The other day, we had dinner at Souplantation. For the benefit of those who may not know, Souplantation is a buffet-style restaurant that is basically a huge salad bar. They also have several different kinds of soups, some pastas, and a few other hot things such as pizza and baked potatoes. It’s all-you-can-eat, and there’s a lot for us to choose from there, which is why we like to eat there. They clearly mark all items as “Vegetarian” or “Non-vegetarian,” which is very helpful when it comes to foods like cream of mushroom soup, that may or may not be vegetarian depending on the stock they use.
Anyway, back to the other day when we had dinner there. My husband chose a soup that was clearly marked Vegetarian. As he got toward the bottom, he felt like he was tasting beef, and, sure enough, he found bits of ground beef in his soup. Those were not supposed to be there, and if he had known it was there before he started eating, he would have thrown it away. So, he told the manager about it, and the manager was very apologetic and gave us free cookies, which, well, who could argue with cookies? He said that the soup was absolutely supposed to be vegetarian, and it looked like some of the chili that was in the next tureen over probably spilled into this one. They tossed the whole pot of soup! The manager thanked my husband for pointing it out so they could take care of it.

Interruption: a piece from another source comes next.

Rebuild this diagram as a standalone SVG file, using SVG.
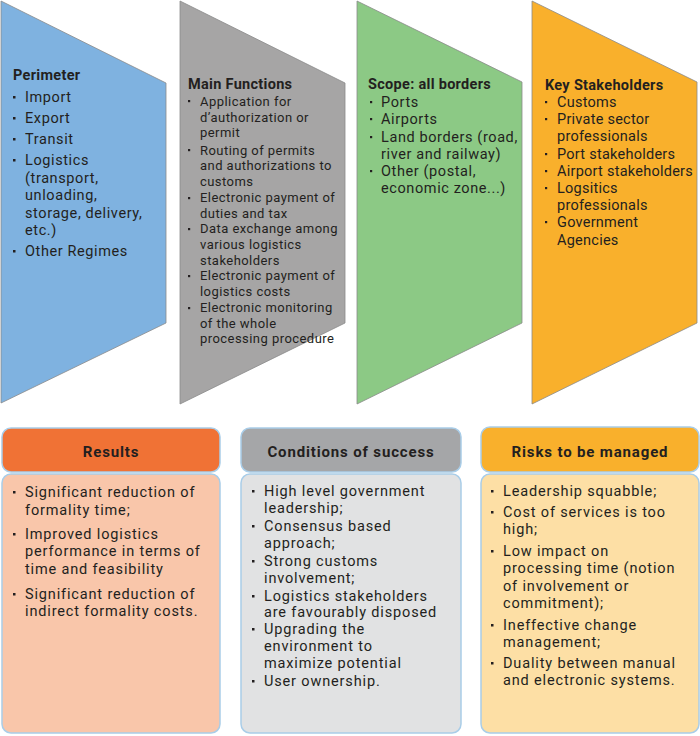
<svg xmlns="http://www.w3.org/2000/svg" width="700" height="736" viewBox="0 0 700 736">
<style>
.t{font-family:Roboto,"Liberation Sans",sans-serif;fill:#231f20;}
.b{font-weight:bold;}
.s1{font-size:14.5px;letter-spacing:0.6px;}
.s2{font-size:13px;letter-spacing:0.45px;}
.s3{font-size:14.5px;letter-spacing:0.85px;}
.h{font-size:15px;font-weight:bold;text-anchor:middle;letter-spacing:0.85px;}
.bt{letter-spacing:0.3px;}
.ks{letter-spacing:0.25px;}
.sh{stroke:#8a8a8a;stroke-width:0.8;}
.bx{stroke:#a9cde8;stroke-width:1.5;}
</style>
<rect width="700" height="736" fill="#ffffff"/>
<g id="perimeter">
<polygon class="sh" points="1,1 166,83 166,323 1,403" fill="#7fb2e0"/>
<text class="t b s1 bt" x="13" y="80">Perimeter</text>
<g fill="#231f20"><rect x="13" y="96" width="2.5" height="2.5"/><rect x="13" y="117" width="2.5" height="2.5"/><rect x="13" y="138" width="2.5" height="2.5"/><rect x="13" y="159" width="2.5" height="2.5"/><rect x="13" y="250" width="2.5" height="2.5"/></g>
<text class="t s1" x="25" y="102">Import</text>
<text class="t s1" x="25" y="123">Export</text>
<text class="t s1" x="25" y="144">Transit</text>
<text class="t s1" x="25" y="165">Logistics</text>
<text class="t s1" x="25" y="183">(transport,</text>
<text class="t s1" x="25" y="200">unloading,</text>
<text class="t s1" x="25" y="218">storage, delivery,</text>
<text class="t s1" x="25" y="235">etc.)</text>
<text class="t s1" x="25" y="256">Other Regimes</text>
</g>
<g id="main-functions">
<polygon class="sh" points="180,1 345,83 345,323 180,404" fill="#a6a5a5"/>
<text class="t b s1 bt" x="188" y="89">Main Functions</text>
<g fill="#231f20"><rect x="188" y="100" width="2.2" height="2.2"/><rect x="188" y="149" width="2.2" height="2.2"/><rect x="188" y="197" width="2.2" height="2.2"/><rect x="188" y="228" width="2.2" height="2.2"/><rect x="188" y="275" width="2.2" height="2.2"/><rect x="188" y="307" width="2.2" height="2.2"/></g>
<text class="t s2" x="200" y="106">Application for</text>
<text class="t s2" x="200" y="122">d’authorization or</text>
<text class="t s2" x="200" y="137">permit</text>
<text class="t s2" x="200" y="155">Routing of permits</text>
<text class="t s2" x="200" y="170">and authorizations to</text>
<text class="t s2" x="200" y="186">customs</text>
<text class="t s2" x="200" y="202">Electronic payment of</text>
<text class="t s2" x="200" y="218">duties and tax</text>
<text class="t s2" x="200" y="233">Data exchange among</text>
<text class="t s2" x="200" y="249">various logistics</text>
<text class="t s2" x="200" y="265">stakeholders</text>
<text class="t s2" x="200" y="280">Electronic payment of</text>
<text class="t s2" x="200" y="296">logistics costs</text>
<text class="t s2" x="200" y="312">Electronic monitoring</text>
<text class="t s2" x="200" y="328">of the whole</text>
<text class="t s2" x="200" y="343">processing procedure</text>
</g>
<g id="scope">
<polygon class="sh" points="357,1 522,82 522,323 357,404" fill="#8cc985"/>
<text class="t b s1 bt" x="368" y="89">Scope: all borders</text>
<g fill="#231f20"><rect x="370" y="101" width="2.2" height="2.2"/><rect x="370" y="118" width="2.2" height="2.2"/><rect x="370" y="136" width="2.2" height="2.2"/><rect x="370" y="170" width="2.2" height="2.2"/></g>
<text class="t s1" x="381" y="107">Ports</text>
<text class="t s1" x="381" y="124">Airports</text>
<text class="t s1" x="381" y="142">Land borders (road,</text>
<text class="t s1" x="381" y="159">river and railway)</text>
<text class="t s1" x="381" y="176">Other (postal,</text>
<text class="t s1" x="381" y="193">economic zone...)</text>
</g>
<g id="key-stakeholders">
<polygon class="sh" points="532,1 697,82 697,323 532,404" fill="#f9b02c"/>
<text class="t b s1 bt" x="545" y="90">Key Stakeholders</text>
<g fill="#231f20"><rect x="545" y="101" width="2.2" height="2.2"/><rect x="545" y="118" width="2.2" height="2.2"/><rect x="545" y="153" width="2.2" height="2.2"/><rect x="545" y="170" width="2.2" height="2.2"/><rect x="545" y="187" width="2.2" height="2.2"/><rect x="545" y="221" width="2.2" height="2.2"/></g>
<text class="t s1 ks" x="557" y="107">Customs</text>
<text class="t s1 ks" x="557" y="124">Private sector</text>
<text class="t s1 ks" x="557" y="141">professionals</text>
<text class="t s1 ks" x="557" y="159">Port stakeholders</text>
<text class="t s1 ks" x="557" y="176">Airport stakeholders</text>
<text class="t s1 ks" x="557" y="193">Logsitics</text>
<text class="t s1 ks" x="557" y="210">professionals</text>
<text class="t s1 ks" x="557" y="227">Government</text>
<text class="t s1 ks" x="557" y="245">Agencies</text>
</g>
<g id="results">
<rect class="bx" x="2" y="428" width="218" height="44" rx="9" fill="#f07235"/>
<rect class="bx" x="2" y="474" width="218" height="259" rx="9" fill="#f9c6aa"/>
<text class="t h" x="111" y="457">Results</text>
<g fill="#231f20"><rect x="13" y="491" width="2.5" height="2.5"/><rect x="13" y="533" width="2.5" height="2.5"/><rect x="13" y="593" width="2.5" height="2.5"/></g>
<text class="t s3" x="25" y="497">Significant reduction of</text>
<text class="t s3" x="25" y="515">formality time;</text>
<text class="t s3" x="25" y="539">Improved logistics</text>
<text class="t s3" x="25" y="556">performance in terms of</text>
<text class="t s3" x="25" y="574">time and feasibility</text>
<text class="t s3" x="25" y="599">Significant reduction of</text>
<text class="t s3" x="25" y="616">indirect formality costs.</text>
</g>
<g id="conditions">
<rect class="bx" x="241" y="428" width="220" height="44" rx="9" fill="#a5a6a8"/>
<rect class="bx" x="241" y="474" width="220" height="259" rx="9" fill="#e1e2e3"/>
<text class="t h" x="351" y="457">Conditions of success</text>
<g fill="#231f20"><rect x="252" y="490" width="2.5" height="2.5"/><rect x="252" y="525" width="2.5" height="2.5"/><rect x="252" y="560" width="2.5" height="2.5"/><rect x="252" y="595" width="2.5" height="2.5"/><rect x="252" y="628" width="2.5" height="2.5"/><rect x="252" y="680" width="2.5" height="2.5"/></g>
<text class="t s3" x="264" y="496">High level government</text>
<text class="t s3" x="264" y="513">leadership;</text>
<text class="t s3" x="264" y="531">Consensus based</text>
<text class="t s3" x="264" y="548">approach;</text>
<text class="t s3" x="264" y="566">Strong customs</text>
<text class="t s3" x="264" y="583">involvement;</text>
<text class="t s3" x="264" y="601">Logistics stakeholders</text>
<text class="t s3" x="264" y="617">are favourably disposed</text>
<text class="t s3" x="264" y="634">Upgrading the</text>
<text class="t s3" x="264" y="651">environment to</text>
<text class="t s3" x="264" y="668">maximize potential</text>
<text class="t s3" x="264" y="686">User ownership.</text>
</g>
<g id="risks">
<rect class="bx" x="481" y="427" width="218" height="45" rx="9" fill="#f9b02c"/>
<rect class="bx" x="481" y="474" width="218" height="259" rx="9" fill="#fddfa5"/>
<text class="t h" x="590" y="457">Risks to be managed</text>
<g fill="#231f20"><rect x="491" y="490" width="2.5" height="2.5"/><rect x="491" y="511" width="2.5" height="2.5"/><rect x="491" y="550" width="2.5" height="2.5"/><rect x="491" y="624" width="2.5" height="2.5"/><rect x="491" y="662" width="2.5" height="2.5"/></g>
<text class="t s3" x="503" y="496">Leadership squabble;</text>
<text class="t s3" x="503" y="517">Cost of services is too</text>
<text class="t s3" x="503" y="534">high;</text>
<text class="t s3" x="503" y="556">Low impact on</text>
<text class="t s3" x="503" y="573">processing time (notion</text>
<text class="t s3" x="503" y="591">of involvement or</text>
<text class="t s3" x="503" y="608">commitment);</text>
<text class="t s3" x="503" y="630">Ineffective change</text>
<text class="t s3" x="503" y="647">management;</text>
<text class="t s3" x="503" y="668">Duality between manual</text>
<text class="t s3" x="503" y="685">and electronic systems.</text>
</g>
<g id="connectors"></g>
</svg>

This, then, is the problem with eating out. If you’re ethically/morally vegetarian but not bound by any sort of law, then a problem like that would merely leave a bad taste in your mouth (literally), but you didn’t eat the meat on purpose, so you’ll just know to be careful. But, when you keep kosher, this is exactly the reason you don’t eat in a non-kosher restaurant, even if you only eat vegetarian. You never know what has touched what. For example, you can’t guarantee that only vegetarian soups have ever been cooked or ladled using those particular tureens and utensils. There’s plenty of crossover. According to the laws of kashrut, you can’t eat food that was cooked in a utensil that has been used for treif (non-kosher food). So, vegetarian or not, it’s not actually “kosher” to eat it.
I say this only to point out some of the more “hidden” problems of keeping kosher in a non-Jewish world. The short answer is, of course, to simply not eat in non-kosher restaurants, which is really what we’re supposed to do. We make compromises so that we can be more comfortable living amongst our non-Jewish friends, but it is incidents like these that make us remember why keeping kosher is so much more complicated than just “don’t eat pig.” The “extra” laws are there for a reason. You never know when you’re going to get tripped up like that.
I was telling a Catholic friend about the incident, and he asked if we keep kosher. It was hard for me to say yes, because we don’t really keep kosher, but we still try to make some kind of separation between our eating habits and those of our non-Jewish neighbors. We try to acknowledge that we do have this massive body of laws that we’re sort of only doing some of, but I think it’s a step in the right direction that we can admit that we’re not doing it quite right.
I do think that making some kind of nod toward being different is better than totally ignoring the issue. Even if it makes me look hypocritical, I still think it’s meaningful to do something over nothing.